Your task is to retype the lines from the opening of the material through the line that includes "(odstA) at (908.5,-406.5)". Do not copy the pictures.

--- Begin PROVIDED DATA ---

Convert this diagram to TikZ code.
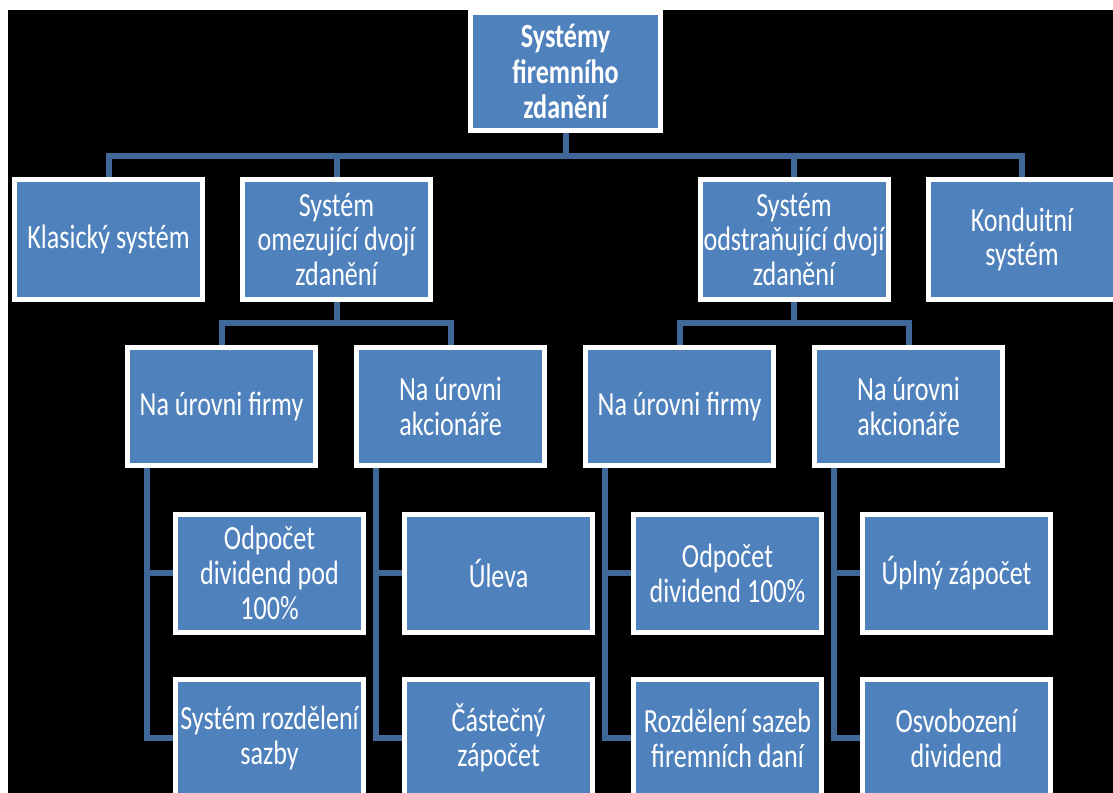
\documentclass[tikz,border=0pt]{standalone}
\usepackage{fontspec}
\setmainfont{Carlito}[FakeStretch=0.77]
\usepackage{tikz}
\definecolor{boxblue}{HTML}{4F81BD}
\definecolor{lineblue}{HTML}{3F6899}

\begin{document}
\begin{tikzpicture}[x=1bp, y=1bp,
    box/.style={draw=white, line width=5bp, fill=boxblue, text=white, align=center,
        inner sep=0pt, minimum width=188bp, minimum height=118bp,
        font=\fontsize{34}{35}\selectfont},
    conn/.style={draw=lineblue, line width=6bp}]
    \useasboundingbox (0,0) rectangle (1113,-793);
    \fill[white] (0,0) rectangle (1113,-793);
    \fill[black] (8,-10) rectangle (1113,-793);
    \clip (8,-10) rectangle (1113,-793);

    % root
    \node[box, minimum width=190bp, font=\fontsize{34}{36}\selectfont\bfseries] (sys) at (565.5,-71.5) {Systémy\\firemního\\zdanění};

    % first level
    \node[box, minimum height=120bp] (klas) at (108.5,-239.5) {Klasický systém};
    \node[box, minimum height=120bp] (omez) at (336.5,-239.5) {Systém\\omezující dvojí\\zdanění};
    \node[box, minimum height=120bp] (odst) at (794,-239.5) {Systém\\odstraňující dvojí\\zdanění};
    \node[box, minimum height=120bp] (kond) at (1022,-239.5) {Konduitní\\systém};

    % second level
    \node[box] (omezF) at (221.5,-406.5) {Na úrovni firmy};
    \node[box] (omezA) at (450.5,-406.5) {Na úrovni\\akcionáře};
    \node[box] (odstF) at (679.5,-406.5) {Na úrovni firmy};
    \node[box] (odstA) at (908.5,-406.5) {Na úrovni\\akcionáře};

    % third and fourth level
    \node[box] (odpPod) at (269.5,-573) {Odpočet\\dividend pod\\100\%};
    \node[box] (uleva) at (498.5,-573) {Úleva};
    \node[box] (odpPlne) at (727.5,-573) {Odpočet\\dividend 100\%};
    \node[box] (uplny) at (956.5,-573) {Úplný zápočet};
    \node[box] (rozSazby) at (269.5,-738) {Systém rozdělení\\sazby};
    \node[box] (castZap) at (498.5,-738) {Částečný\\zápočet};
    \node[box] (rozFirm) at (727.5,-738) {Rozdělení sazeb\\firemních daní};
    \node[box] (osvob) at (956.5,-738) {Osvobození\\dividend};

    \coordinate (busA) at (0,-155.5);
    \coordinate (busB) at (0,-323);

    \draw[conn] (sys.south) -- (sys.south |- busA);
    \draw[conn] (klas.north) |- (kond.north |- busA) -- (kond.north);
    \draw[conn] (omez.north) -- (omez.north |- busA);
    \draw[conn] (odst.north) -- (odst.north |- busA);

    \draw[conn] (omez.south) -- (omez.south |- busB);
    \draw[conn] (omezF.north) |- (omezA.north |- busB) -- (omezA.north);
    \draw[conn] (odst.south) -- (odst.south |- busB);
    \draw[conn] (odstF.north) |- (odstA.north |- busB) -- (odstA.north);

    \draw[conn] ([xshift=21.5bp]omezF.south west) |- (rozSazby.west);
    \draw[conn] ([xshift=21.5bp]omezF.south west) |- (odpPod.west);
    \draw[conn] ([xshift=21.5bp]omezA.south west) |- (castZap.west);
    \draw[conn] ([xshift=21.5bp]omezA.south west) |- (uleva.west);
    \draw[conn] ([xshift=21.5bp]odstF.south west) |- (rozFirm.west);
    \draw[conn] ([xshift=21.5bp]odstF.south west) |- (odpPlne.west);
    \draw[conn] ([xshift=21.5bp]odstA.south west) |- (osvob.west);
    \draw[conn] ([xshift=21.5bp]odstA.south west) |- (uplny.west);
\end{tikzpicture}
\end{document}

--- End PROVIDED DATA ---

[THE SOLUTION]
Convert this diagram to TikZ code.
\documentclass[tikz,border=0pt]{standalone}
\usepackage{fontspec}
\setmainfont{Carlito}[FakeStretch=0.77]
\usepackage{tikz}
\definecolor{boxblue}{HTML}{4F81BD}
\definecolor{lineblue}{HTML}{3F6899}

\begin{document}
\begin{tikzpicture}[x=1bp, y=1bp,
    box/.style={draw=white, line width=5bp, fill=boxblue, text=white, align=center,
        inner sep=0pt, minimum width=188bp, minimum height=118bp,
        font=\fontsize{34}{35}\selectfont},
    conn/.style={draw=lineblue, line width=6bp}]
    \useasboundingbox (0,0) rectangle (1113,-793);
    \fill[white] (0,0) rectangle (1113,-793);
    \fill[black] (8,-10) rectangle (1113,-793);
    \clip (8,-10) rectangle (1113,-793);

    % root
    \node[box, minimum width=190bp, font=\fontsize{34}{36}\selectfont\bfseries] (sys) at (565.5,-71.5) {Systémy\\firemního\\zdanění};

    % first level
    \node[box, minimum height=120bp] (klas) at (108.5,-239.5) {Klasický systém};
    \node[box, minimum height=120bp] (omez) at (336.5,-239.5) {Systém\\omezující dvojí\\zdanění};
    \node[box, minimum height=120bp] (odst) at (794,-239.5) {Systém\\odstraňující dvojí\\zdanění};
    \node[box, minimum height=120bp] (kond) at (1022,-239.5) {Konduitní\\systém};

    % second level
    \node[box] (omezF) at (221.5,-406.5) {Na úrovni firmy};
    \node[box] (omezA) at (450.5,-406.5) {Na úrovni\\akcionáře};
    \node[box] (odstF) at (679.5,-406.5) {Na úrovni firmy};
    \node[box] (odstA) at (908.5,-406.5) {Na úrovni\\akcionáře};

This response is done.